* **TASK DESCRIPTION**
In this exercise, print only the lines of the records below from the one with "What matplotlib code" through the one with "plt.rcParams['mathtext.rm'] = 'Liberation", inclusive. Pictures are not part of the copy.

===== GIVEN RECORDS =====

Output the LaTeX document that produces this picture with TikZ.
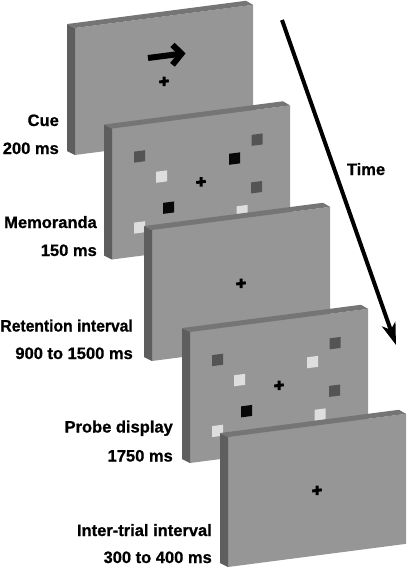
\documentclass[tikz,border=0pt]{standalone}
\usepackage{fontspec}
\setmainfont{Liberation Sans}[BoldFeatures={FakeBold=0.8}]
\usetikzlibrary{arrows.meta}
\definecolor{face}{gray}{0.59}
\definecolor{sideface}{gray}{0.37}
\definecolor{topface}{gray}{0.46}
\definecolor{sqdark}{gray}{0.33}
\definecolor{sqblack}{gray}{0.03}
\definecolor{sqlight}{gray}{0.87}
\tikzset{
  lbl/.style={font=\fontsize{16.5}{18}\selectfont\bfseries, anchor=base east, inner sep=0pt},
  crossmark/.style={line width=3pt, black},
  panelat/.style 2 args={shift={(#1,#2)}, x={(1pt,0.13pt)}, y={(0pt,-1pt)}},
}
\newcommand\panelbody[1]{%
  \fill[face] (0,0) -- (178,0) -- (178,#1) -- (0,#1) -- cycle;
  \fill[sideface] (0,0) -- (-8,-5) -- (-8,#1-5) -- (0,#1) -- cycle;
  \fill[topface] (0,0) -- (178,0) -- (171,-5) -- (-8,-5) -- cycle;
}
\newcommand\fixcross{%
  \draw[crossmark] (84.2,65) -- (93.8,65) (89,60.2) -- (89,69.8);
}
\newcommand\memsq[3]{\fill[#1] (#2-5.5,#3-5.5) -- ++(11,0) -- ++(0,11) -- ++(-11,0) -- cycle;}
\begin{document}
\begin{tikzpicture}[x=1pt,y=-1pt]
\useasboundingbox (0,0) rectangle (408,568);
% panel 1: cue
\begin{scope}[panelat={75}{28}]
  \panelbody{127}
  \draw[line width=6pt] (73,39.5) -- (104,39.5);
  \draw[line width=6pt, miter limit=10] (97.5,29.5) -- (106.5,39.5) -- (97.5,49.5);
  \fixcross
\end{scope}
% panel 2: memoranda
\begin{scope}[panelat={112}{128.5}]
  \panelbody{131}
  \memsq{sqdark}{27.5}{31.5}
  \memsq{sqdark}{145}{30}
  \memsq{sqblack}{122.5}{46}
  \memsq{sqlight}{49.5}{54.5}
  \memsq{sqdark}{144.5}{77.5}
  \memsq{sqblack}{56.5}{86.5}
  \memsq{sqlight}{130}{99.5}
  \memsq{sqlight}{27.5}{102.5}
  \fixcross
\end{scope}
% panel 3: retention
\begin{scope}[panelat={152}{230}]
  \panelbody{131}
  \fixcross
\end{scope}
% panel 4: probe
\begin{scope}[panelat={190}{332}]
  \panelbody{131}
  \memsq{sqdark}{27.5}{31.5}
  \memsq{sqdark}{145}{30}
  \memsq{sqlight}{122.5}{46}
  \memsq{sqlight}{49.5}{54.5}
  \memsq{sqdark}{144.5}{77.5}
  \memsq{sqblack}{56.5}{86.5}
  \memsq{sqlight}{130}{99.5}
  \memsq{sqlight}{27.5}{102.5}
  \fixcross
\end{scope}
% panel 5: inter-trial
\begin{scope}[panelat={228}{437}]
  \panelbody{130}
  \fixcross
\end{scope}
% labels
\node[lbl] (cue) at (59,126) {Cue};
\node[lbl] (cuet) at (59,154) {200 ms};
\node[lbl] (mem) at (97,228) {Memoranda};
\node[lbl] (memt) at (97,256) {150 ms};
\node[lbl] (ret) at (133,331.5) {\scalebox{0.95}[1]{Retention interval}};
\node[lbl] (rett) at (133,359) {900 to 1500 ms};
\node[lbl] (probe) at (173,432.5) {Probe display};
\node[lbl] (probet) at (173,461.5) {1750 ms};
\node[lbl] (iti) at (212,536) {Inter-trial interval};
\node[lbl] (itit) at (212,563) {300 to 400 ms};
% time arrow
\coordinate (t0) at (282,20);
\coordinate (t1) at (396,345);
\draw[line width=4pt, -{Stealth[length=22pt,width=14pt,inset=6pt]}] (t0) -- (t1);
\node[lbl, anchor=base] (time) at (366,175) {Time};
\end{tikzpicture}
\end{document}
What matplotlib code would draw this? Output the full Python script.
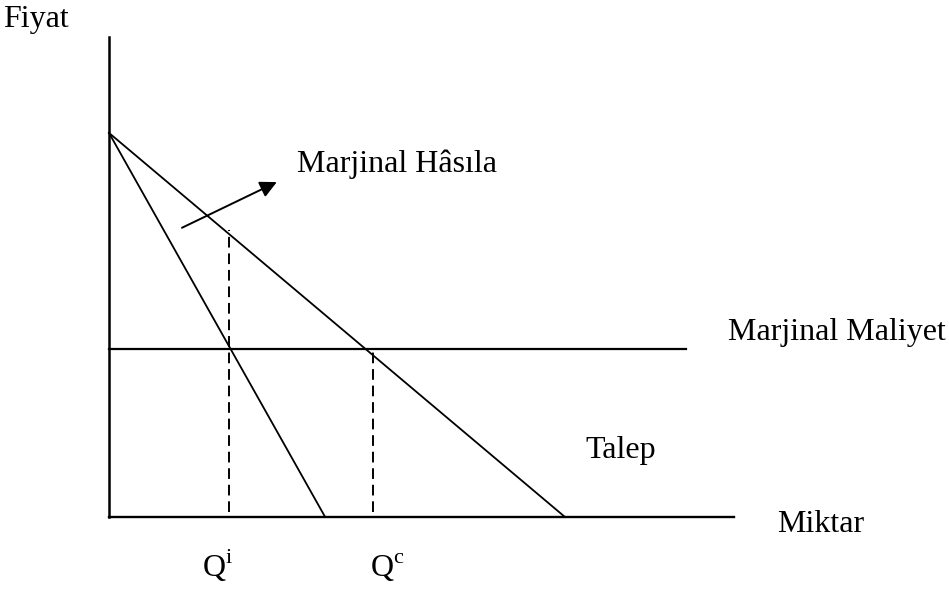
import matplotlib
matplotlib.use("Agg")
import matplotlib.pyplot as plt
import numpy as np

plt.rcParams['font.family'] = ['Liberation Serif', 'DejaVu Serif']
plt.rcParams['mathtext.fontset'] = 'custom'
plt.rcParams['mathtext.rm'] = 'Liberation Serif'

# monopol vs rekabet: talep, marjinal hasila, marjinal maliyet
p_max = 10.0          # talep ve MH'nin fiyat eksenini kestigi nokta
q_talep = 10.0        # talebin miktar eksenini kestigi nokta
q_mh = 4.74           # marjinal hasilanin miktar eksenini kestigi nokta
mc = 4.38             # marjinal maliyet
q_i = 2.63            # Q^i
q_c = 5.79            # Q^c
y_top = 12.5
x_end = 13.7
mc_end = 12.65
dash_bottom = 0.13
dash_top = 7.47

fig = plt.figure(figsize=(9.49, 5.95), dpi=100)
ax = fig.add_axes([0, 0, 1, 1])
ax.set_xlim(-2.39, 18.42)
ax.set_ylim(-2.03, 13.46)
ax.axis('off')

fs = 23
lw = 1.3

# eksenler
ax.plot([0, 0], [0, y_top], color='black', lw=1.8)
ax.plot([0, x_end], [0, 0], color='black', lw=1.7)

# talep ve marjinal hasila
ax.plot([0, q_talep], [p_max, 0], color='black', lw=lw)
ax.plot([0, q_mh], [p_max, 0], color='black', lw=lw)

# marjinal maliyet
ax.plot([0, mc_end], [mc, mc], color='black', lw=1.6)

# kesikli cizgiler
ax.plot([q_i, q_i], [dash_bottom, dash_top], color='black', lw=1.4, ls=(0, (5.5, 3)))
ax.plot([q_c, q_c], [dash_bottom, mc], color='black', lw=1.4, ls=(0, (5.5, 3)))

# ok
ax.annotate('', xy=(3.68, 8.72), xytext=(1.6, 7.53),
            arrowprops=dict(arrowstyle='-|>', color='black', lw=1.4, mutation_scale=25,
                            shrinkA=0, shrinkB=0))

# yazilar
ax.text(-2.32, 12.76, 'Fiyat', fontsize=fs, va='baseline', ha='left')
ax.text(4.12, 8.98, 'Marjinal Hâsıla', fontsize=fs, va='baseline', ha='left')
ax.text(13.57, 4.61, 'Marjinal Maliyet', fontsize=fs, va='baseline', ha='left')
ax.text(10.44, 1.54, 'Talep', fontsize=fs, va='baseline', ha='left')
ax.text(14.65, -0.39, 'Miktar', fontsize=fs, va='baseline', ha='left')
ax.text(2.04, -1.56, r'$\mathrm{Q}^{\mathrm{i}}$', fontsize=fs, va='baseline', ha='left')
ax.text(5.72, -1.56, r'$\mathrm{Q}^{\mathrm{c}}$', fontsize=fs, va='baseline', ha='left')

fig.savefig('out.png', dpi=100)
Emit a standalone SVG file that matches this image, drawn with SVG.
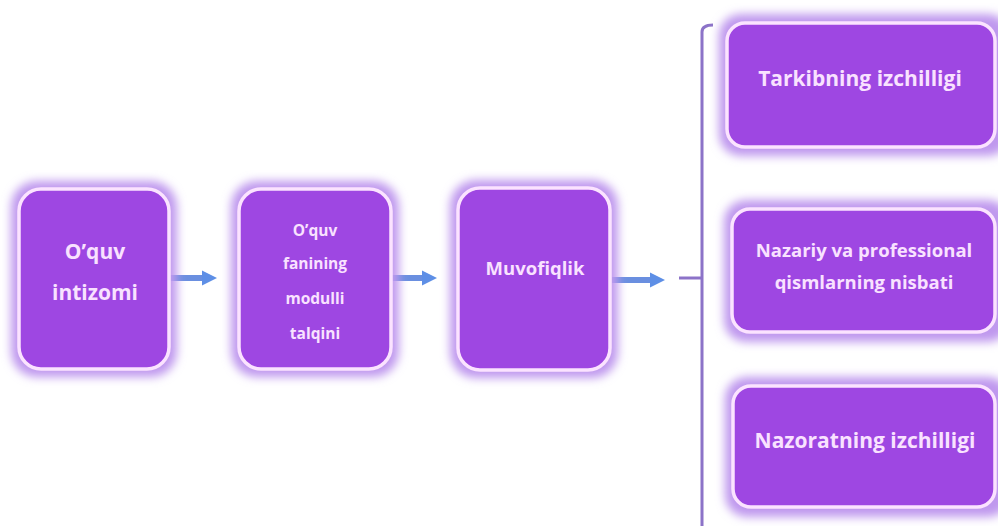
<svg xmlns="http://www.w3.org/2000/svg" width="998" height="526" viewBox="0 0 998 526">
<defs>
<style>
.box{fill:#9E47E2;stroke:#FBE3FF;stroke-width:3.5}
.glow{fill:#BF98EE;filter:url(#blur)}
.t{font-family:"Open Sans","Liberation Sans",sans-serif;font-weight:bold;fill:#F9E2FF;text-anchor:middle}
.arr{stroke:#6A8FE0;stroke-width:6;fill:none;marker-end:url(#ah)}
.arrglow{stroke:#E2B2F2;stroke-width:14;fill:none;filter:url(#blur2)}
.br{stroke:#8C73C8;stroke-width:3;fill:none}
</style>
<filter id="blur" x="-20%" y="-20%" width="140%" height="140%"><feGaussianBlur stdDeviation="5"/></filter>
<filter id="blur2" x="-20%" y="-100%" width="140%" height="300%"><feGaussianBlur stdDeviation="2.5"/></filter>
<marker id="ah" viewBox="0 0 10 10" refX="6" refY="5" markerWidth="2.6" markerHeight="2.6" orient="auto"><path d="M0,0 L10,5 L0,10 z" fill="#5E8FE6"/></marker>
</defs>
<rect width="998" height="526" fill="#FFFFFF"/>
<g id="connectors">
<line class="arrglow" x1="170" y1="278" x2="220" y2="278"/>
<line class="arr" x1="170" y1="278" x2="211" y2="278"/>
<line class="arrglow" x1="392" y1="278" x2="440" y2="278"/>
<line class="arr" x1="392" y1="278" x2="431" y2="278"/>
<line class="arrglow" x1="612" y1="280" x2="668" y2="280"/>
<line class="arr" x1="612" y1="280" x2="659" y2="280"/>
<line class="br" x1="679" y1="278" x2="701" y2="278"/>
<path class="br" d="M713,25 Q702,25 702,32 L702,526"/>
</g>
<g id="n1">
<rect class="glow" x="11" y="181" width="166" height="196" rx="26"/>
<rect class="box" x="19" y="189" width="150" height="180" rx="22"/>
<text class="t" font-size="21" x="95" y="259">O’quv</text>
<text class="t" font-size="21" x="95" y="300">intizomi</text>
</g>
<g id="n2">
<rect class="glow" x="231" y="181" width="168" height="196" rx="26"/>
<rect class="box" x="239" y="189" width="152" height="180" rx="22"/>
<text class="t" font-size="15.5" x="315" y="236">O’quv</text>
<text class="t" font-size="15.5" x="315" y="269">fanining</text>
<text class="t" font-size="15.5" x="315" y="304">modulli</text>
<text class="t" font-size="15.5" x="315" y="339">talqini</text>
</g>
<g id="n3">
<rect class="glow" x="450" y="180" width="168" height="198" rx="26"/>
<rect class="box" x="458" y="188" width="152" height="182" rx="22"/>
<text class="t" font-size="18.5" x="535" y="275">Muvofiqlik</text>
</g>
<g id="n4">
<rect class="glow" x="719" y="14" width="291" height="142" rx="22"/>
<rect class="box" x="727" y="23" width="268" height="124" rx="18"/>
<text class="t" font-size="21" x="860" y="86">Tarkibning izchilligi</text>
</g>
<g id="n5">
<rect class="glow" x="724" y="200" width="286" height="142" rx="22"/>
<rect class="box" x="732" y="209" width="263" height="123" rx="18"/>
<text class="t" font-size="18.5" x="864" y="257">Nazariy va professional</text>
<text class="t" font-size="18.5" x="864" y="289">qismlarning nisbati</text>
</g>
<g id="n6">
<rect class="glow" x="725" y="377" width="285" height="140" rx="22"/>
<rect class="box" x="733" y="386" width="262" height="121" rx="18"/>
<text class="t" font-size="21" x="865" y="448">Nazoratning izchilligi</text>
</g>
</svg>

=====

* **WRITTEN RESPONSE**
What matplotlib code would draw this? Output the full Python script.
import matplotlib
matplotlib.use("Agg")
import matplotlib.pyplot as plt
import numpy as np

plt.rcParams['font.family'] = ['Liberation Serif', 'DejaVu Serif']
plt.rcParams['mathtext.fontset'] = 'custom'
plt.rcParams['mathtext.rm'] = 'Liberation Serif'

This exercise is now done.